Entre 2020 et 2024, la fréquentation nautique du Bassin a bondi de 22 % (Capitainerie d’Arcachon). Le Banc d’Arguin reçoit mécaniquement ce flux. Pour concilier découverte et conservation, cinq gestes essentiels :

  • Privilégier les créneaux de marée basse à coefficient inférieur à 70 (moins d’impact sur la dune interne).
  • Respecter les bouées jaunes : au-delà, nidification en cours.
  • Utiliser un ancrage flottant plutôt qu’une ancre à jas afin d’éviter le labour des zostères.
  • Ramener ses déchets, même organiques ; une peau de melon perturbe les goélands qui délaissent leurs proies naturelles.
  • Sensibiliser les plus jeunes : l’atelier « Ailes et marées » de la Maison de la Nature du Teich propose un carnet d’observation gratuit.

La Mairie d’Arcachon envisage, pour 2025, une navette électrique à quota afin de désengorger les vedettes diesel. Une consultation publique est ouverte depuis juin 2024.

Nuance indispensable

D’un côté, l’afflux de visiteurs dynamise l’économie locale : 18 millions d’euros de retombées directes selon la CCI Bordeaux-Gironde (2023). Mais de l’autre, la charge écologique (microplastiques, piétinement, bruit) menace la reproduction des limicoles. Trouver l’équilibre exige dialogue et pédagogie constante.

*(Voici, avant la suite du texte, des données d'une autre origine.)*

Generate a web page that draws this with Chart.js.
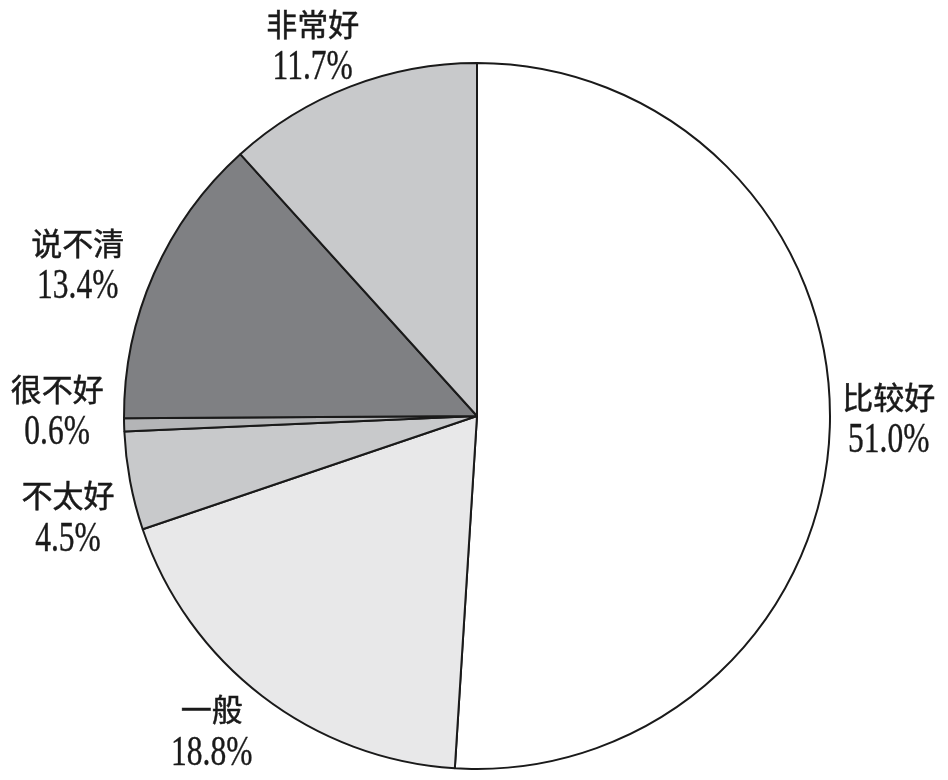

J’y retournerai bientôt, guettant le premier souffle d’un vent d’ouest qui plissera la surface. Si le cœur vous en dit, laissez-vous porter par la prochaine marée : au-delà de la simple escapade, chaque pas sur le sable du Banc d’Arguin est une promesse de conscience accrue, un engagement intime avec l’esprit libre de l’Atlantique.